--- start of Data lines ---

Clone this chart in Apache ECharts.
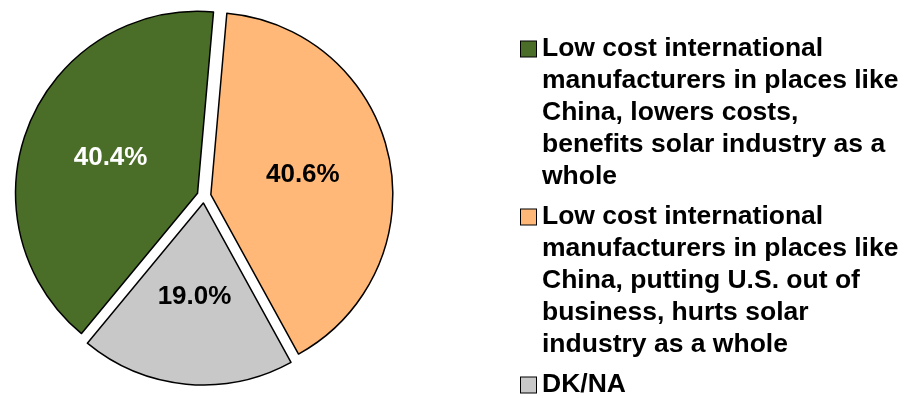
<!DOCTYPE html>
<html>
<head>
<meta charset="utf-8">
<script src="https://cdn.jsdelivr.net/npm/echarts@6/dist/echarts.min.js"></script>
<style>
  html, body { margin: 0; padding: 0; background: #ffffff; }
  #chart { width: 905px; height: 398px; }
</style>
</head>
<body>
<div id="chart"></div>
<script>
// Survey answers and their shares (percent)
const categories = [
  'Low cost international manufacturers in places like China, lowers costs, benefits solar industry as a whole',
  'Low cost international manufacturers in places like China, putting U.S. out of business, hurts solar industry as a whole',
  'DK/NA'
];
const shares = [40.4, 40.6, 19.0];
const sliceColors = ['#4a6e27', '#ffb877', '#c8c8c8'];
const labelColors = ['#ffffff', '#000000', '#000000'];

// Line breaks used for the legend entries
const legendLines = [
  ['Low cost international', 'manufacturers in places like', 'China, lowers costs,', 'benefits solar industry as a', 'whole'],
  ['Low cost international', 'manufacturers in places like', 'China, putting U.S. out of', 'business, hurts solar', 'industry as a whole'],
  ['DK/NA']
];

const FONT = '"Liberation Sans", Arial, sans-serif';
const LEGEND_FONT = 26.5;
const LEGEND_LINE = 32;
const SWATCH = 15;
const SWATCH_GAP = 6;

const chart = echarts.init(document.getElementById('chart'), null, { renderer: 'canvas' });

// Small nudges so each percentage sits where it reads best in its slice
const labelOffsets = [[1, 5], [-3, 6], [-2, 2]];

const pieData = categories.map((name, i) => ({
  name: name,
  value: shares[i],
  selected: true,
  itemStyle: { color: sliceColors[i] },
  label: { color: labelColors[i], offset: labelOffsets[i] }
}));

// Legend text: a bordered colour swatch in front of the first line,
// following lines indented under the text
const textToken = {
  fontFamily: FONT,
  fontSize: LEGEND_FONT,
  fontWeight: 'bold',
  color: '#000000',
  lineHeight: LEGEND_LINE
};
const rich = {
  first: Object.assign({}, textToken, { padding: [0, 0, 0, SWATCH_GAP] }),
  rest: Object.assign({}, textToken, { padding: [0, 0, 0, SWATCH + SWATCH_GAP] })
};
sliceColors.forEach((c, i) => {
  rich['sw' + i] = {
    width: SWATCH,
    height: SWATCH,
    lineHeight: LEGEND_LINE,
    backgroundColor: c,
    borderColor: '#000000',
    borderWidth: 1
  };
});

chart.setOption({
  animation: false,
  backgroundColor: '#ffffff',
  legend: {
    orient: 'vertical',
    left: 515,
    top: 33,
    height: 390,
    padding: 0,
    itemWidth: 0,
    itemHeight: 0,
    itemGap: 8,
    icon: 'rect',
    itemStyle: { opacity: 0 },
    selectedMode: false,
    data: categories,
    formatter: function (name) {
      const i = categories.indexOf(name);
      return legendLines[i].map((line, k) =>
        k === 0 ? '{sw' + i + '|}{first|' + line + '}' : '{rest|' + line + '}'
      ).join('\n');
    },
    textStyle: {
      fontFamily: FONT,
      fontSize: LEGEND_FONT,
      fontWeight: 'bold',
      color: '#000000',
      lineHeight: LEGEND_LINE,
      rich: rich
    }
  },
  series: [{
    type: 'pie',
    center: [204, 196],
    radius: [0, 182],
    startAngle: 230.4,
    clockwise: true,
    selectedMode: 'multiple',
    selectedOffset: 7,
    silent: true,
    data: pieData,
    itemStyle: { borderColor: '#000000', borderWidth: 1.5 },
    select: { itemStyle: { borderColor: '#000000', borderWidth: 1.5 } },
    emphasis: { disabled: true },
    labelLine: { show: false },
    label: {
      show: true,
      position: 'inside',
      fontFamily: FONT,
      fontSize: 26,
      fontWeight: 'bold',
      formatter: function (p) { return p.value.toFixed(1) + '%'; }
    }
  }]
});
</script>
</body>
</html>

--- end of Data lines ---

#### What the task requires
Reproduce each line exactly, please, except for any pictures.

#### Response to this task
Clone this chart in Apache ECharts.
<!DOCTYPE html>
<html>
<head>
<meta charset="utf-8">
<script src="https://cdn.jsdelivr.net/npm/echarts@6/dist/echarts.min.js"></script>
<style>
  html, body { margin: 0; padding: 0; background: #ffffff; }
  #chart { width: 905px; height: 398px; }
</style>
</head>
<body>
<div id="chart"></div>
<script>
// Survey answers and their shares (percent)
const categories = [
  'Low cost international manufacturers in places like China, lowers costs, benefits solar industry as a whole',
  'Low cost international manufacturers in places like China, putting U.S. out of business, hurts solar industry as a whole',
  'DK/NA'
];
const shares = [40.4, 40.6, 19.0];
const sliceColors = ['#4a6e27', '#ffb877', '#c8c8c8'];
const labelColors = ['#ffffff', '#000000', '#000000'];

// Line breaks used for the legend entries
const legendLines = [
  ['Low cost international', 'manufacturers in places like', 'China, lowers costs,', 'benefits solar industry as a', 'whole'],
  ['Low cost international', 'manufacturers in places like', 'China, putting U.S. out of', 'business, hurts solar', 'industry as a whole'],
  ['DK/NA']
];

const FONT = '"Liberation Sans", Arial, sans-serif';
const LEGEND_FONT = 26.5;
const LEGEND_LINE = 32;
const SWATCH = 15;
const SWATCH_GAP = 6;

const chart = echarts.init(document.getElementById('chart'), null, { renderer: 'canvas' });

// Small nudges so each percentage sits where it reads best in its slice
const labelOffsets = [[1, 5], [-3, 6], [-2, 2]];

const pieData = categories.map((name, i) => ({
  name: name,
  value: shares[i],
  selected: true,
  itemStyle: { color: sliceColors[i] },
  label: { color: labelColors[i], offset: labelOffsets[i] }
}));

// Legend text: a bordered colour swatch in front of the first line,
// following lines indented under the text
const textToken = {
  fontFamily: FONT,
  fontSize: LEGEND_FONT,
  fontWeight: 'bold',
  color: '#000000',
  lineHeight: LEGEND_LINE
};
const rich = {
  first: Object.assign({}, textToken, { padding: [0, 0, 0, SWATCH_GAP] }),
  rest: Object.assign({}, textToken, { padding: [0, 0, 0, SWATCH + SWATCH_GAP] })
};
sliceColors.forEach((c, i) => {
  rich['sw' + i] = {
    width: SWATCH,
    height: SWATCH,
    lineHeight: LEGEND_LINE,
    backgroundColor: c,
    borderColor: '#000000',
    borderWidth: 1
  };
});

chart.setOption({
  animation: false,
  backgroundColor: '#ffffff',
  legend: {
    orient: 'vertical',
    left: 515,
    top: 33,
    height: 390,
    padding: 0,
    itemWidth: 0,
    itemHeight: 0,
    itemGap: 8,
    icon: 'rect',
    itemStyle: { opacity: 0 },
    selectedMode: false,
    data: categories,
    formatter: function (name) {
      const i = categories.indexOf(name);
      return legendLines[i].map((line, k) =>
        k === 0 ? '{sw' + i + '|}{first|' + line + '}' : '{rest|' + line + '}'
      ).join('\n');
    },
    textStyle: {
      fontFamily: FONT,
      fontSize: LEGEND_FONT,
      fontWeight: 'bold',
      color: '#000000',
      lineHeight: LEGEND_LINE,
      rich: rich
    }
  },
  series: [{
    type: 'pie',
    center: [204, 196],
    radius: [0, 182],
    startAngle: 230.4,
    clockwise: true,
    selectedMode: 'multiple',
    selectedOffset: 7,
    silent: true,
    data: pieData,
    itemStyle: { borderColor: '#000000', borderWidth: 1.5 },
    select: { itemStyle: { borderColor: '#000000', borderWidth: 1.5 } },
    emphasis: { disabled: true },
    labelLine: { show: false },
    label: {
      show: true,
      position: 'inside',
      fontFamily: FONT,
      fontSize: 26,
      fontWeight: 'bold',
      formatter: function (p) { return p.value.toFixed(1) + '%'; }
    }
  }]
});
</script>
</body>
</html>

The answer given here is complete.